*WHAT YOU NEED TO DO*: Transcribe the records that follow. Keep every word exactly, and drop the pictures.

◆ ◆ ◆ ◆ ◆ ◆ ◆

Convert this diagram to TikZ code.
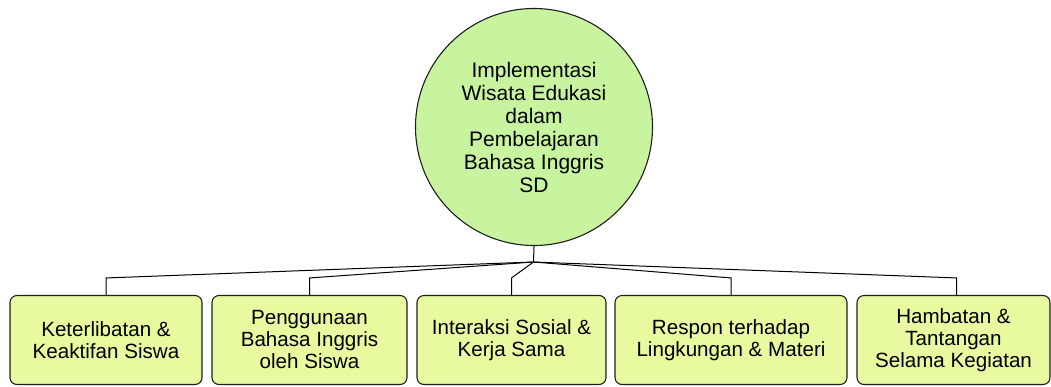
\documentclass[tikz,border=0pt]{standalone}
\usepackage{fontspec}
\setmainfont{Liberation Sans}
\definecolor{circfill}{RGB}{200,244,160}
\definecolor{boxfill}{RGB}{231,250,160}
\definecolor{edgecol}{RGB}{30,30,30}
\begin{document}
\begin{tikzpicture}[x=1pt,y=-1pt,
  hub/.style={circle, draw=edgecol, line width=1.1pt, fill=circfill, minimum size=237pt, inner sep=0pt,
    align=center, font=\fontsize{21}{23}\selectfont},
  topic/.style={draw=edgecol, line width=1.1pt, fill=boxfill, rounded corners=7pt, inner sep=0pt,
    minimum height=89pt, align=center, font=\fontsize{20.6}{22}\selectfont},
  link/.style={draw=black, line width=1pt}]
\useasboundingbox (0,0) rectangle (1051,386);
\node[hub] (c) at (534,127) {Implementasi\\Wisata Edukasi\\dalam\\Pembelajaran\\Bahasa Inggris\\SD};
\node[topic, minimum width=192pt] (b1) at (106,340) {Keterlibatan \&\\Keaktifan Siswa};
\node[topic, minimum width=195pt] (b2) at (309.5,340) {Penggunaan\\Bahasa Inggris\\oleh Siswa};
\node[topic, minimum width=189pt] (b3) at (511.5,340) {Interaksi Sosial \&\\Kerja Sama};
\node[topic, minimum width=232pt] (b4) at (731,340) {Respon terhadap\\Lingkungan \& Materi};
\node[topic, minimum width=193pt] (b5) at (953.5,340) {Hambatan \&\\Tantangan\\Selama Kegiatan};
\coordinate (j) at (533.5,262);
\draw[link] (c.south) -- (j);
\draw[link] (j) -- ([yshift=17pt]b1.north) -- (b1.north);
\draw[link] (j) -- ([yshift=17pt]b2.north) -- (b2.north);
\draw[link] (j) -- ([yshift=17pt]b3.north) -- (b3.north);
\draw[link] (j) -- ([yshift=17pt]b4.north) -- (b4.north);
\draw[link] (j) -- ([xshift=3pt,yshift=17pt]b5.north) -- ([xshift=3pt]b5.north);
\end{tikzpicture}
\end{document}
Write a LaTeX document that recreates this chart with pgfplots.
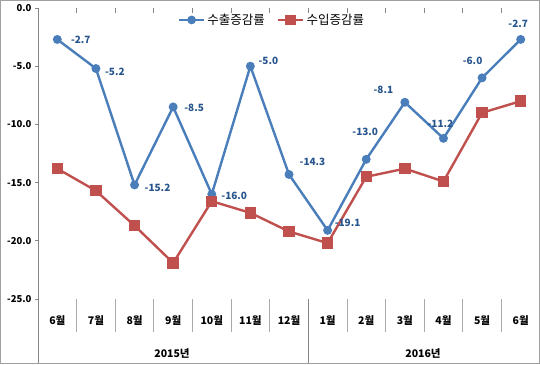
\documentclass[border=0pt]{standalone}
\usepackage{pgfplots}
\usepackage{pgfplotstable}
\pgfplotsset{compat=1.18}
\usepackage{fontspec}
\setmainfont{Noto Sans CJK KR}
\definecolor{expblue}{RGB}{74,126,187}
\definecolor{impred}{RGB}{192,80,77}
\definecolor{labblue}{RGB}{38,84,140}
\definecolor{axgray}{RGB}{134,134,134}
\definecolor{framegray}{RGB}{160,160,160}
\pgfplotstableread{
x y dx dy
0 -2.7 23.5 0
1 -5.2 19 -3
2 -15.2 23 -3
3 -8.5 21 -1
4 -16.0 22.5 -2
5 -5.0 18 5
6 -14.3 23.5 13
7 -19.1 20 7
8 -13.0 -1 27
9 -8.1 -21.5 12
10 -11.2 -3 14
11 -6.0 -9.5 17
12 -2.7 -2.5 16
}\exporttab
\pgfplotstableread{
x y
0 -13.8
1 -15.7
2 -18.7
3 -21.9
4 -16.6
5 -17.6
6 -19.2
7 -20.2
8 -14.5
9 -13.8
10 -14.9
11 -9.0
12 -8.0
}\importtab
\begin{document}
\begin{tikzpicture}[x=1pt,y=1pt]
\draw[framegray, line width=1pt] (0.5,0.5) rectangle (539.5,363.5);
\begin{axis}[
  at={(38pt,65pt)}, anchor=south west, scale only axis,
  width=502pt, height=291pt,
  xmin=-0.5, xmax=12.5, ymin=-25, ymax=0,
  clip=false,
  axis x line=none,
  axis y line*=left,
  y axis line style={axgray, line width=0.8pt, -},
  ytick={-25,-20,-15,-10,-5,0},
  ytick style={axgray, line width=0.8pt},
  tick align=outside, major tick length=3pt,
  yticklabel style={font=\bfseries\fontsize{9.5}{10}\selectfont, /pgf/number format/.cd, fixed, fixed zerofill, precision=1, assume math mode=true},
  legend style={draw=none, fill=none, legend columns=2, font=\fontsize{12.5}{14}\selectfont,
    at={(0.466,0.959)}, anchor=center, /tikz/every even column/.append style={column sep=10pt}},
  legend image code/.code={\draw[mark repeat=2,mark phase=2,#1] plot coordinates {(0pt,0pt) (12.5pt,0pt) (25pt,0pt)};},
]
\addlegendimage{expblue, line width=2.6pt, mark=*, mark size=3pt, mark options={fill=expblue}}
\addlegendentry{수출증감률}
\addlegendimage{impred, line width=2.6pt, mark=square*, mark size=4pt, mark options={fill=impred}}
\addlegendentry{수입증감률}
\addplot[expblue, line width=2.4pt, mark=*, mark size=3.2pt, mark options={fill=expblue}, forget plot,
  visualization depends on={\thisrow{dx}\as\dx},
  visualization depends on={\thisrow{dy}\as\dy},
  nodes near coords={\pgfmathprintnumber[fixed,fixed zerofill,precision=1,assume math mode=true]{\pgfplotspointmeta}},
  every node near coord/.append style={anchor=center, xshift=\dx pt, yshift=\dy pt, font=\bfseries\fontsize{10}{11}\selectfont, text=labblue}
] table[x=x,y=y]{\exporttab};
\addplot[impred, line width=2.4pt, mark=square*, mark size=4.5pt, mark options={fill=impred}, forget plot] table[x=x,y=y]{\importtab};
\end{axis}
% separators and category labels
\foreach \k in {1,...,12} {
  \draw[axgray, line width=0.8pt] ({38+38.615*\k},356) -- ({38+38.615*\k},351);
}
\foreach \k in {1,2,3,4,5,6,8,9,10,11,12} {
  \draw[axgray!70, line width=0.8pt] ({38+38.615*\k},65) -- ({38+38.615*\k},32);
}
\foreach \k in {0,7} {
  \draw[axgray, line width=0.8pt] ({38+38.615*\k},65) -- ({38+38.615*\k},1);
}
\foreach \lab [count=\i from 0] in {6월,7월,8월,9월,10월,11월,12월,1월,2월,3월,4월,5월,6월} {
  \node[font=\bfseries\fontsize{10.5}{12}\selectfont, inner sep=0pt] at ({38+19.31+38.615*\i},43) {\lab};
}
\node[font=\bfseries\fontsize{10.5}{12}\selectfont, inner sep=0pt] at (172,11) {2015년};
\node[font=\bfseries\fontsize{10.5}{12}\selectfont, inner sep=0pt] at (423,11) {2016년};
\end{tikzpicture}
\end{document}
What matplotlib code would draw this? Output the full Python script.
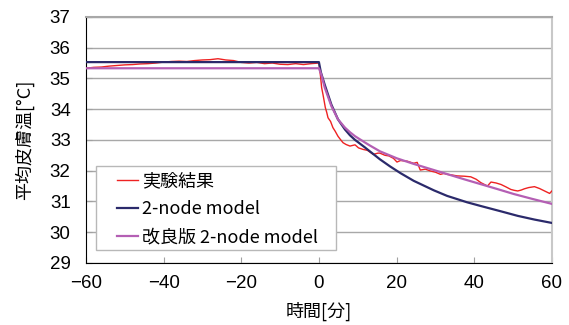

◆ ◆ ◆ ◆ ◆ ◆ ◆

*THE RESULT*:
Convert this diagram to TikZ code.
\documentclass[tikz,border=0pt]{standalone}
\usepackage{fontspec}
\setmainfont{Liberation Sans}
\definecolor{circfill}{RGB}{200,244,160}
\definecolor{boxfill}{RGB}{231,250,160}
\definecolor{edgecol}{RGB}{30,30,30}
\begin{document}
\begin{tikzpicture}[x=1pt,y=-1pt,
  hub/.style={circle, draw=edgecol, line width=1.1pt, fill=circfill, minimum size=237pt, inner sep=0pt,
    align=center, font=\fontsize{21}{23}\selectfont},
  topic/.style={draw=edgecol, line width=1.1pt, fill=boxfill, rounded corners=7pt, inner sep=0pt,
    minimum height=89pt, align=center, font=\fontsize{20.6}{22}\selectfont},
  link/.style={draw=black, line width=1pt}]
\useasboundingbox (0,0) rectangle (1051,386);
\node[hub] (c) at (534,127) {Implementasi\\Wisata Edukasi\\dalam\\Pembelajaran\\Bahasa Inggris\\SD};
\node[topic, minimum width=192pt] (b1) at (106,340) {Keterlibatan \&\\Keaktifan Siswa};
\node[topic, minimum width=195pt] (b2) at (309.5,340) {Penggunaan\\Bahasa Inggris\\oleh Siswa};
\node[topic, minimum width=189pt] (b3) at (511.5,340) {Interaksi Sosial \&\\Kerja Sama};
\node[topic, minimum width=232pt] (b4) at (731,340) {Respon terhadap\\Lingkungan \& Materi};
\node[topic, minimum width=193pt] (b5) at (953.5,340) {Hambatan \&\\Tantangan\\Selama Kegiatan};
\coordinate (j) at (533.5,262);
\draw[link] (c.south) -- (j);
\draw[link] (j) -- ([yshift=17pt]b1.north) -- (b1.north);
\draw[link] (j) -- ([yshift=17pt]b2.north) -- (b2.north);
\draw[link] (j) -- ([yshift=17pt]b3.north) -- (b3.north);
\draw[link] (j) -- ([yshift=17pt]b4.north) -- (b4.north);
\draw[link] (j) -- ([xshift=3pt,yshift=17pt]b5.north) -- ([xshift=3pt]b5.north);
\end{tikzpicture}
\end{document}
Write a LaTeX document that recreates this chart with pgfplots.
\documentclass[border=0pt]{standalone}
\usepackage{pgfplots}
\usepackage{pgfplotstable}
\pgfplotsset{compat=1.18}
\usepackage{fontspec}
\setmainfont{Noto Sans CJK KR}
\definecolor{expblue}{RGB}{74,126,187}
\definecolor{impred}{RGB}{192,80,77}
\definecolor{labblue}{RGB}{38,84,140}
\definecolor{axgray}{RGB}{134,134,134}
\definecolor{framegray}{RGB}{160,160,160}
\pgfplotstableread{
x y dx dy
0 -2.7 23.5 0
1 -5.2 19 -3
2 -15.2 23 -3
3 -8.5 21 -1
4 -16.0 22.5 -2
5 -5.0 18 5
6 -14.3 23.5 13
7 -19.1 20 7
8 -13.0 -1 27
9 -8.1 -21.5 12
10 -11.2 -3 14
11 -6.0 -9.5 17
12 -2.7 -2.5 16
}\exporttab
\pgfplotstableread{
x y
0 -13.8
1 -15.7
2 -18.7
3 -21.9
4 -16.6
5 -17.6
6 -19.2
7 -20.2
8 -14.5
9 -13.8
10 -14.9
11 -9.0
12 -8.0
}\importtab
\begin{document}
\begin{tikzpicture}[x=1pt,y=1pt]
\draw[framegray, line width=1pt] (0.5,0.5) rectangle (539.5,363.5);
\begin{axis}[
  at={(38pt,65pt)}, anchor=south west, scale only axis,
  width=502pt, height=291pt,
  xmin=-0.5, xmax=12.5, ymin=-25, ymax=0,
  clip=false,
  axis x line=none,
  axis y line*=left,
  y axis line style={axgray, line width=0.8pt, -},
  ytick={-25,-20,-15,-10,-5,0},
  ytick style={axgray, line width=0.8pt},
  tick align=outside, major tick length=3pt,
  yticklabel style={font=\bfseries\fontsize{9.5}{10}\selectfont, /pgf/number format/.cd, fixed, fixed zerofill, precision=1, assume math mode=true},
  legend style={draw=none, fill=none, legend columns=2, font=\fontsize{12.5}{14}\selectfont,
    at={(0.466,0.959)}, anchor=center, /tikz/every even column/.append style={column sep=10pt}},
  legend image code/.code={\draw[mark repeat=2,mark phase=2,#1] plot coordinates {(0pt,0pt) (12.5pt,0pt) (25pt,0pt)};},
]
\addlegendimage{expblue, line width=2.6pt, mark=*, mark size=3pt, mark options={fill=expblue}}
\addlegendentry{수출증감률}
\addlegendimage{impred, line width=2.6pt, mark=square*, mark size=4pt, mark options={fill=impred}}
\addlegendentry{수입증감률}
\addplot[expblue, line width=2.4pt, mark=*, mark size=3.2pt, mark options={fill=expblue}, forget plot,
  visualization depends on={\thisrow{dx}\as\dx},
  visualization depends on={\thisrow{dy}\as\dy},
  nodes near coords={\pgfmathprintnumber[fixed,fixed zerofill,precision=1,assume math mode=true]{\pgfplotspointmeta}},
  every node near coord/.append style={anchor=center, xshift=\dx pt, yshift=\dy pt, font=\bfseries\fontsize{10}{11}\selectfont, text=labblue}
] table[x=x,y=y]{\exporttab};
\addplot[impred, line width=2.4pt, mark=square*, mark size=4.5pt, mark options={fill=impred}, forget plot] table[x=x,y=y]{\importtab};
\end{axis}
% separators and category labels
\foreach \k in {1,...,12} {
  \draw[axgray, line width=0.8pt] ({38+38.615*\k},356) -- ({38+38.615*\k},351);
}
\foreach \k in {1,2,3,4,5,6,8,9,10,11,12} {
  \draw[axgray!70, line width=0.8pt] ({38+38.615*\k},65) -- ({38+38.615*\k},32);
}
\foreach \k in {0,7} {
  \draw[axgray, line width=0.8pt] ({38+38.615*\k},65) -- ({38+38.615*\k},1);
}
\foreach \lab [count=\i from 0] in {6월,7월,8월,9월,10월,11월,12월,1월,2월,3월,4월,5월,6월} {
  \node[font=\bfseries\fontsize{10.5}{12}\selectfont, inner sep=0pt] at ({38+19.31+38.615*\i},43) {\lab};
}
\node[font=\bfseries\fontsize{10.5}{12}\selectfont, inner sep=0pt] at (172,11) {2015년};
\node[font=\bfseries\fontsize{10.5}{12}\selectfont, inner sep=0pt] at (423,11) {2016년};
\end{tikzpicture}
\end{document}
What matplotlib code would draw this? Output the full Python script.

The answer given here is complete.